A deep-sea telescope with a cosmic goal
Far beneath the Mediterranean Sea, European scientists are searching for answers about the Universe. Their tool is KM3NeT, a massive neutrino telescope anchored to the ocean floor. In 2023, it detected the most powerful neutrino ever recorded. That single event may help explain the most extreme forces shaping the cosmos.
KM3NeT does not look at stars or galaxies. Instead, it tracks tiny particles called neutrinos that race across space almost untouched. Because of this, they carry clean information from places no telescope can see.
What makes neutrinos so important
Physicists first proposed neutrinos in the 1930s, but they remained hidden for decades. Today, scientists know they are everywhere. Billions pass through your body every second without leaving a trace.
Neutrinos have almost no mass and no electric charge. As a result, they rarely interact with matter. That makes them very hard to catch. However, it also makes them extremely valuable.
Because neutrinos travel straight across the Universe, they act like messengers. They come from violent events such as exploding stars, black holes, and galaxy-scale collisions. Therefore, studying them helps scientists understand how the Universe works and why matter exists at all.

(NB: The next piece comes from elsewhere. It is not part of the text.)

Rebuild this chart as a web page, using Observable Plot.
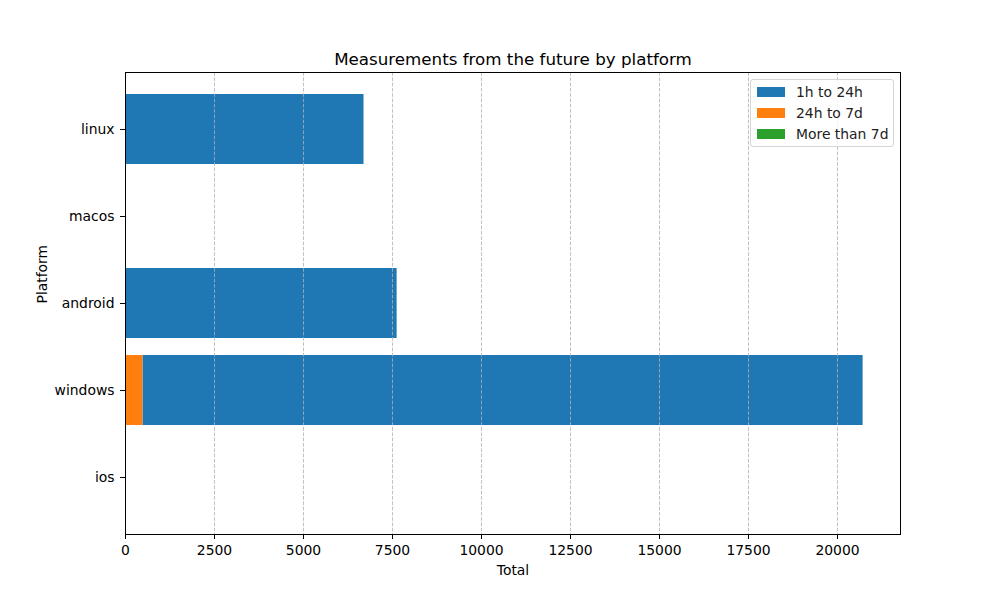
<!DOCTYPE html>
<html>
<head>
<meta charset="utf-8">
<script src="https://cdn.jsdelivr.net/npm/d3@7"></script>
<script src="https://cdn.jsdelivr.net/npm/@observablehq/plot@0.6"></script>
<style>
  body { margin: 0; background: white; font-family: "DejaVu Sans", sans-serif; }
  #wrap { position: relative; width: 1000px; height: 600px; }
  #legend { position: absolute; left: 750px; top: 79px; width: 142px; height: 66px;
    border: 1px solid #d5d5d5; border-radius: 3px; background: rgba(255,255,255,0.8);
    font-size: 13.9px; color: #222; box-sizing: content-box; }
  .row { position: absolute; left: 6px; height: 16px; display: flex; align-items: center; }
  .sw { width: 28px; height: 10px; margin-right: 11px; }
</style>
</head>
<body>
<div id="wrap"></div>
<script>
const platforms = ["linux", "macos", "android", "windows", "ios"];
const seriesNames = ["1h to 24h", "24h to 7d", "More than 7d"];
const colors = ["#1f77b4", "#ff7f0e", "#2ca02c"];
const v1hTo24h = [6700, 0, 7630, 20230, 0];
const v24hTo7d = [0, 0, 0, 490, 0];
const vMoreThan7d = [0, 0, 0, 0, 0];
const xTicks = [0, 2500, 5000, 7500, 10000, 12500, 15000, 17500, 20000];

const valuesBySeries = [v1hTo24h, v24hTo7d, vMoreThan7d];
const data = [];
seriesNames.forEach((s, i) => platforms.forEach((p, j) => data.push({platform: p, series: s, value: valuesBySeries[i][j]})));

const chart = Plot.plot({
  width: 1000, height: 600,
  marginLeft: 125, marginRight: 100, marginTop: 72, marginBottom: 66,
  style: {fontFamily: "DejaVu Sans, sans-serif", fontSize: "13.9px", color: "black", background: "white"},
  x: {domain: [0, 21770], label: null},
  y: {domain: platforms, paddingInner: 0.2, paddingOuter: 0.24, label: null, align: 0.5},
  color: {domain: seriesNames, range: colors},
  marks: [
    Plot.barX(data, Plot.stackX({x: "value", y: "platform", fill: "series", z: "series",
      order: ["24h to 7d", "1h to 24h", "More than 7d"]})),
    Plot.ruleX(xTicks.slice(1), {stroke: "#b0b0b0", strokeDasharray: "3.7,1.6", strokeWidth: 0.8}),
    Plot.frame({stroke: "black", strokeWidth: 1}),
    Plot.axisX({ticks: xTicks, tickFormat: d => String(d), label: null, tickSize: 5, tickPadding: 6, fontSize: 13.9}),
    Plot.axisY({label: null, tickSize: 5, tickPadding: 6, fontSize: 13.9}),
    Plot.text(["Measurements from the future by platform"], {frameAnchor: "top", dy: -8, fontSize: 16.7, lineAnchor: "bottom"}),
    Plot.text(["Total"], {frameAnchor: "bottom", dy: 36, fontSize: 13.9, lineAnchor: "middle"}),
    Plot.text(["Platform"], {frameAnchor: "left", dx: -83, rotate: -90, fontSize: 13.9})
  ]
});
const wrap = document.getElementById("wrap");
wrap.appendChild(chart);

const legend = document.createElement("div");
legend.id = "legend";
seriesNames.forEach((s, i) => {
  const row = document.createElement("div");
  row.className = "row";
  row.style.top = (4 + i * 20.8) + "px";
  const sw = document.createElement("div");
  sw.className = "sw";
  sw.style.background = colors[i];
  const t = document.createElement("span");
  t.textContent = s;
  row.appendChild(sw); row.appendChild(t);
  legend.appendChild(row);
});
wrap.appendChild(legend);
</script>
</body>
</html>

How KM3NeT detects the invisible
KM3NeT watches for rare moments when a neutrino finally hits something. When that happens, it creates a brief flash of blue light called Cherenkov radiation. The telescope sensors detect this light and record the event.
The detector uses hundreds of vertical lines anchored to the seabed. Each line holds glass spheres filled with sensitive light sensors. Together, they form a huge three-dimensional grid in the dark water.
Other observatories use similar methods. IceCube sits deep in Antarctic ice, while Super Kamiokande operates in Japan. However, KM3NeT uses seawater and focuses on the southern sky.
Two detectors with different missions
KM3NeT includes two separate installations. Each serves a different scientific purpose.
ARCA lies off the coast of Sicily. It tracks high-energy neutrinos from distant cosmic sources. Meanwhile, ORCA operates near southern France. It studies how neutrinos change type and what that reveals about their mass.
More than one thousand sensor modules are already in place. By 2027, scientists plan to deploy about six thousand. Step by step, the telescope is growing into one of the largest physics instruments ever built.
A neutrino unlike any other
On 13 February 2023, KM3NeT recorded an extraordinary signal. The event, named KM3 230213A, carried an energy of 220 petaelectronvolts. That level was far beyond anything seen before.
The discovery surprised the research team. They ran new simulations and checked the data again. Everything pointed to the same conclusion. This neutrino was real, and it was extreme.
The big question remains unanswered. Scientists do not yet know where it came from.
Searching for the source
Neutrinos can come from many places. Some form inside the Sun. Others emerge from supernovae. The most powerful ones likely come from distant galaxies with active black holes.
One leading idea points to blazars. These are galaxies where a supermassive black hole fires energy jets straight toward Earth. If confirmed, this would link neutrinos directly to the most violent engines in the Universe.
For now, the mystery continues. With every new detection, KM3NeT brings scientists closer to understanding forces that shaped the cosmos long before Earth existed.